My father has been in the home fashions business for his entire life, and he has owned his store in New Hampshire since 1984. Although he has a 3,000 square foot store, custom window treatments, which take up about 20% of the store, generate about 80% of the business.
On occasion, I would hear my father complain about companies that would advertise their window treatment “stores” in the Yellow Pages, when in fact, they operated out of a van. While nothing can really replace the comfort of going into a store, working with a knowledgeable sales clerk and purchasing a product, the people who run their van-stores are onto something. They have little to no inventory, they outsource what they can’t do, and they have no physical overhead except van maintenance.

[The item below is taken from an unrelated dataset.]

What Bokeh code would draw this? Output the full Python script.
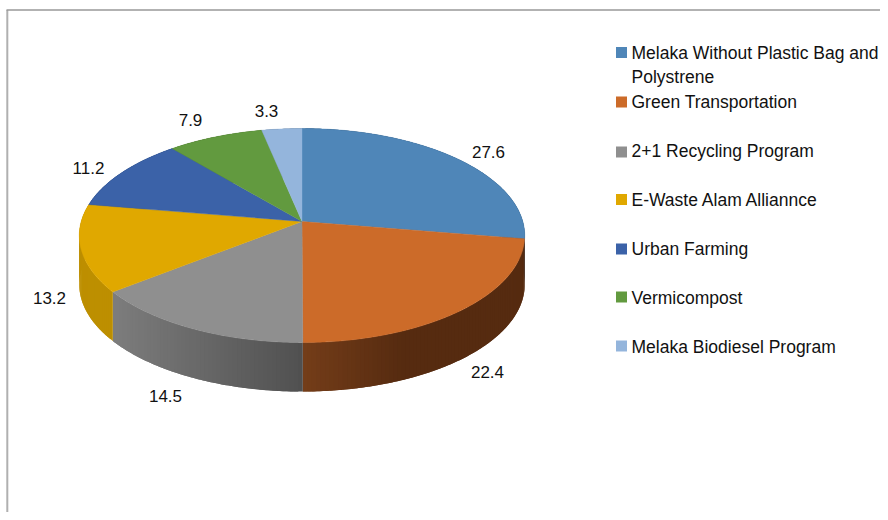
import math
from bokeh.plotting import figure
from bokeh.models import Range1d
from bokeh.embed import file_html
from bokeh.resources import INLINE
from bokeh.core.properties import value as bvalue

# data
categories = ["Melaka Without Plastic Bag and\nPolystrene", "Green Transportation", "2+1 Recycling Program",
              "E-Waste Alam Alliannce", "Urban Farming", "Vermicompost", "Melaka Biodiesel Program"]
values = [27.6, 22.4, 14.5, 13.2, 11.2, 7.9, 3.3]
colors = ["#4f86b8", "#cc6b29", "#8f8f8f", "#e0a800", "#3b62a8", "#629a3f", "#94b5dc"]

# layout (pixels)
CX, CY, R, A, K, DEPTH = 301.5, 221.0, 220.8, 105.2, 0.131, 49.0
label_x = [488, 487, 165, 49, 88, 190, 266]
label_y = [151, 371, 395, 297, 167, 119, 110]
legend_sq_y = [52, 101.5, 151.5, 199, 248.5, 296.5, 345.5]
legend_text_y = [[52, 76], [101], [150], [199], [248], [297], [346]]
FONT = "Liberation Sans"


def lerp_hex(c1, c2, f):
    f = max(0.0, min(1.0, f))
    a = [int(c1[i:i + 2], 16) for i in (1, 3, 5)]
    b = [int(c2[i:i + 2], 16) for i in (1, 3, 5)]
    return "#%02x%02x%02x" % tuple(round(a[i] + (b[i] - a[i]) * f) for i in range(3))


def proj(deg):
    """Clockwise angle from top to pixels, perspective-projected circle."""
    t = math.radians(deg)
    x, y = math.sin(t), math.cos(t)
    d = 1 + K * y
    return CX + R * x / d, CY - A * y / d


def side_color(i, X):
    if i == 1:
        return lerp_hex("#743d19", "#562b10", (X - 302) / 100)
    if i == 2:
        return lerp_hex("#7c7c7c", "#505050", (X - 116) / 186)
    if i == 3:
        return "#bd8f00"
    return lerp_hex(colors[i], "#000000", 0.35)


p = figure(width=880, height=512, x_range=Range1d(0, 880), y_range=Range1d(512, 0),
           output_backend="svg", toolbar_location=None, min_border=0)
p.axis.visible = False
p.grid.visible = False
p.outline_line_color = None
p.background_fill_color = "white"

# frame lines
p.line([6.8, 6.8], [9.5, 512], line_color="#b0b0b0", line_width=2)
p.line([6, 880], [9.5, 9.5], line_color="#999999", line_width=1.5)

total = sum(values)
edges = [0.0]
for v in values:
    edges.append(edges[-1] + v / total * 360.0)

# side wall: every strip overlaps the next one so no seams show
sx, sy, sc = [], [], []
for i in range(len(values)):
    a0, a1 = edges[i], edges[i + 1]
    n = max(2, int((a1 - a0) / 1.0))
    step = (a1 - a0) / n
    for j in range(n):
        b0 = a0 + step * j
        b1 = b0 + step * (2 if j < n - 1 else 1)
        xm = proj(b0 + step / 2)[0]
        mids = [proj(b0 + (b1 - b0) * k / 3) for k in range(4)]
        sx.append([q[0] for q in mids] + [q[0] for q in reversed(mids)])
        sy.append([q[1] for q in mids] + [q[1] + DEPTH for q in reversed(mids)])
        sc.append(side_color(i, xm))
p.patches(sx, sy, fill_color=sc, line_color=None)

# top face
for i in range(len(values)):
    a0, a1 = edges[i], edges[i + 1]
    n = max(4, int((a1 - a0) / 0.5))
    pts = [proj(a0 + (a1 - a0) * j / n) for j in range(n + 1)]
    xs = [CX] + [q[0] for q in pts]
    ys = [CY] + [q[1] for q in pts]
    p.patch(xs, ys, fill_color=colors[i], line_color=colors[i], line_width=0.4)

# data labels
p.text(label_x, label_y, text=[f"{v:.1f}" for v in values], text_font=bvalue(FONT),
       text_font_size="17px", text_color="#111111", text_align="center", text_baseline="middle")

# legend
p.scatter([621] * len(colors), legend_sq_y, marker="square", size=11, fill_color=colors, line_color=None)
tx, ty, tt = [], [], []
for name, ys in zip(categories, legend_text_y):
    for line, y in zip(name.split("\n"), ys):
        tx.append(631)
        ty.append(y)
        tt.append(line)
p.text(tx, ty, text=tt, text_font=bvalue(FONT), text_font_size="17.5px", text_color="#111111",
       text_align="left", text_baseline="middle")

open("out.html", "w").write(file_html(p, INLINE))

This is a great business model that should be applied to domain names in the form of a PPS (pay per sale) store. Many domain investors have few connections with product manufacturers. Likewise, most product manufacturers have few connections with domain owners. What we need is for a middle man development company to be created to form relationships with product manufacturers and domain owners to create custom stores where the domain owner only has to change his DNS. No templates to mess with, no customer service call center to train, no more work than a standard PPC page. If the domain owner wants to enhance is site(s), the templates should have the ability to add content to make them more unique to build brand loyalty and encourage customers to return. This is similar to what Joe Davison was talking about in the “Niche-Specific Stores” section of his July post
I think this is one way in which PPC aggregators will evolve into PPS aggregators. Current web advertisers will be happy when they are paying on a net sale basis rather than on a per click basis. Domain owners will be compensated nicely because the value of a customer would drastically increase. The PPS aggregators would be happy to receiving a % of all sales. I believe this is much more beneficial to all parties.
There are some domain owners/investors who already do something similar, and I think they have a great business model. The idea behind this post is for something that can be applied to everyone who owns a domain name on a large scale rather than a few companies who are well ahead of the game.